Other rebranding disasters have included British Airways changing their tail fins from the Union Jack symbol to “world images” in 1997, which was quickly changed back two years later. And in 1998 cosmetics firm Yardley was placed into receivership after a disastrous year-long rebranding exercise.

“We wanted to do something that was composed of a lot of them,” says Mitchell.

“It’s a ridiculous world which has invaded every part of our lives. It’s even spread into Government policy, with road-testing and focus groups.

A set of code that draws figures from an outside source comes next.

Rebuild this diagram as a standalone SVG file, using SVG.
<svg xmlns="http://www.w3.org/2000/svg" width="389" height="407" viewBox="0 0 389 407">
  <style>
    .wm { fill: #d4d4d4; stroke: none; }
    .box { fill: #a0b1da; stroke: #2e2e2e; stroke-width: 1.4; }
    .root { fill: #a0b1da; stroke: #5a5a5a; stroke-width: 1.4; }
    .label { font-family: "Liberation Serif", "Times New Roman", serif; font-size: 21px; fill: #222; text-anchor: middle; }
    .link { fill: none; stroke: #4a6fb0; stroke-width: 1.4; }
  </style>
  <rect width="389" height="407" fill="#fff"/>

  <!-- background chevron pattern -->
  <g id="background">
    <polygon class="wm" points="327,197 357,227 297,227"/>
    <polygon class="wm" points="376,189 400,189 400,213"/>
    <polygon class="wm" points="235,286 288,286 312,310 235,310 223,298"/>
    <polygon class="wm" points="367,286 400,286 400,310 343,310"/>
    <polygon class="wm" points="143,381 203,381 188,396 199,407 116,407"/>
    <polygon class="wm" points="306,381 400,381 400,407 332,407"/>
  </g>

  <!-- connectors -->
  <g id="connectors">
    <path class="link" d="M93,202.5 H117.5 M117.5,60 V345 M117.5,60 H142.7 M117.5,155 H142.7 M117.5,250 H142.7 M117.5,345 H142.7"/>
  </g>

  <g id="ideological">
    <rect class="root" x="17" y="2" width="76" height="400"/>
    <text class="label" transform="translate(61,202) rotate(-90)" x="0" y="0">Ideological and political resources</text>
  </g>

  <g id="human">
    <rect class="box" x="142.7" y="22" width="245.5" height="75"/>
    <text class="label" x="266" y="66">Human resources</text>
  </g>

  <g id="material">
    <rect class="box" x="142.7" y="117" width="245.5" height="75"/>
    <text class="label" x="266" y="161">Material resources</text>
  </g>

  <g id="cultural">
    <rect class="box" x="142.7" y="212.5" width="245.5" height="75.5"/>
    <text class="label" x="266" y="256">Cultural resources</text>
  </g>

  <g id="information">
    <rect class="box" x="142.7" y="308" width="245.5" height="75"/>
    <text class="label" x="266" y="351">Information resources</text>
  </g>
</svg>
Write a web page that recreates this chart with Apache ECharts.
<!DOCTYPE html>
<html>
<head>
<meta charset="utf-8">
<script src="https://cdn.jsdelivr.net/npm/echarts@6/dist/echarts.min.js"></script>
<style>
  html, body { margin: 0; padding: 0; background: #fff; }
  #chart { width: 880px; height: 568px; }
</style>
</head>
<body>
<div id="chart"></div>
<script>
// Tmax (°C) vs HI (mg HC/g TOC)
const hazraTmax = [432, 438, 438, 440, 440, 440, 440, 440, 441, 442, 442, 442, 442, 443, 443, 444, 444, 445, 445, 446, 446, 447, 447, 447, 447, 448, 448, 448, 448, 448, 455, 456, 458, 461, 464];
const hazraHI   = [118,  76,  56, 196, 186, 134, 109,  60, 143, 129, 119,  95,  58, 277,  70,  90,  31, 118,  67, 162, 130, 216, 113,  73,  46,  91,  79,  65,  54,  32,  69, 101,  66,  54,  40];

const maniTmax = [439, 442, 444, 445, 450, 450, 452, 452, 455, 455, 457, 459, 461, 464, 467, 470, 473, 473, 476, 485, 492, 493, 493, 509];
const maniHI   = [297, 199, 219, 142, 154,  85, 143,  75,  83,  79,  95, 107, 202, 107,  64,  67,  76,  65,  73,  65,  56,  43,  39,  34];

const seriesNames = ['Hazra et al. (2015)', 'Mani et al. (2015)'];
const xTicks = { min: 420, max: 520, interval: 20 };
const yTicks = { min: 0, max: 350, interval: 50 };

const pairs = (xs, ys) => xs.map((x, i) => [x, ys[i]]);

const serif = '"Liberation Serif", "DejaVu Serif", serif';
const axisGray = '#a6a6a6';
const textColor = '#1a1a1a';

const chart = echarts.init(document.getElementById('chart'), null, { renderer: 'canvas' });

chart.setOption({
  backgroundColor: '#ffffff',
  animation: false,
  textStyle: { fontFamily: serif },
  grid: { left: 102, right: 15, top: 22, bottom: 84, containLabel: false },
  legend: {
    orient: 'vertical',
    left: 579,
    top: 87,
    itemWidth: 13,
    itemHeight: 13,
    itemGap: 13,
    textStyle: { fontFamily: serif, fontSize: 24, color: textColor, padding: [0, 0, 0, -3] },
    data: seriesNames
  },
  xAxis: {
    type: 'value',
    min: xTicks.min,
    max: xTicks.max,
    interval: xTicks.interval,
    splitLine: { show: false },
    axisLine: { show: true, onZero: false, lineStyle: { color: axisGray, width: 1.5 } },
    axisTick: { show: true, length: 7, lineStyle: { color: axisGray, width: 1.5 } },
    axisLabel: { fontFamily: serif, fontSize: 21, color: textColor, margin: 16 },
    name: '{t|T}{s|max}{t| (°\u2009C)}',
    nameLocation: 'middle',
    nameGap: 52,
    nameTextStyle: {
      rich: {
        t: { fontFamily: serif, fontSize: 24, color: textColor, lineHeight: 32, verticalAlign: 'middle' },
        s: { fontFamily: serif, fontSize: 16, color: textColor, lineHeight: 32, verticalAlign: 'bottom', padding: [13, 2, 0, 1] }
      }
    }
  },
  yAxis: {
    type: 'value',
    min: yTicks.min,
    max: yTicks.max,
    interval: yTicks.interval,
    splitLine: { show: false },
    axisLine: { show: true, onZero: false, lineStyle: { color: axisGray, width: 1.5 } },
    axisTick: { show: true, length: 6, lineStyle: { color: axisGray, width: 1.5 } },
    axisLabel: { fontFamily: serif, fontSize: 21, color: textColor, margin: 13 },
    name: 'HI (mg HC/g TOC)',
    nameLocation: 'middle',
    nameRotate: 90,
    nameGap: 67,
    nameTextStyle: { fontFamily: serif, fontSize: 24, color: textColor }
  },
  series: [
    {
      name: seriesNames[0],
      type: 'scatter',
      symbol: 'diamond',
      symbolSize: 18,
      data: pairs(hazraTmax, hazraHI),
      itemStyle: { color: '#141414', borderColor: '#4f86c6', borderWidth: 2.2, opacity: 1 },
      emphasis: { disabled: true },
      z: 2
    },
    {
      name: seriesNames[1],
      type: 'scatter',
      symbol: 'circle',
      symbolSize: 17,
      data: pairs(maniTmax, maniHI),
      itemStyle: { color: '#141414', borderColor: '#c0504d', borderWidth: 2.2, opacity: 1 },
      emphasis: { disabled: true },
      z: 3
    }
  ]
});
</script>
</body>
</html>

“With a public consultation exercise there is no real policing of it – if the people of Brighton are stuck with something they don’t like, the council can say they set up a public consultation exercise so you are left with it. It takes the sting out of the ballot box.”

The musical allowed Mitchell and Nixon to be more vitriolic – Mitchell describes the end result as the sort of musical 1960s film-makers The Boulting Brothers or Hancock creators Galton And Simpson might have produced if they were so inclined.

“For some reason you can get away with more cynicism without depressing people if you marry it with a catchy tune,” laughs Mitchell.

The 1960s setting allows for outrageous fashion and fun musical pastiches.

“People forget there were a lot of calypsos, swing and waltzes in the 1960s, it wasn’t all rock and roll,” says Mitchell.

“The 1960s were swinging, but it was far more Tony Hatch, Newley and Bricusse, and John Dankworth. When I was a kid Jack Jones was all over the telly, as was Dean Martin.

“That slick swing and waltz is so redolent of that sales culture.”

The 1960s saw the birth of market research as we know it today – and Mitchell sees the musical as a British riposte to Mad Men.

“If you set something in the past it quite often ultimately speaks about the present,”

he says. “The corruption and incompetence of The Opinion Makers is still with us.”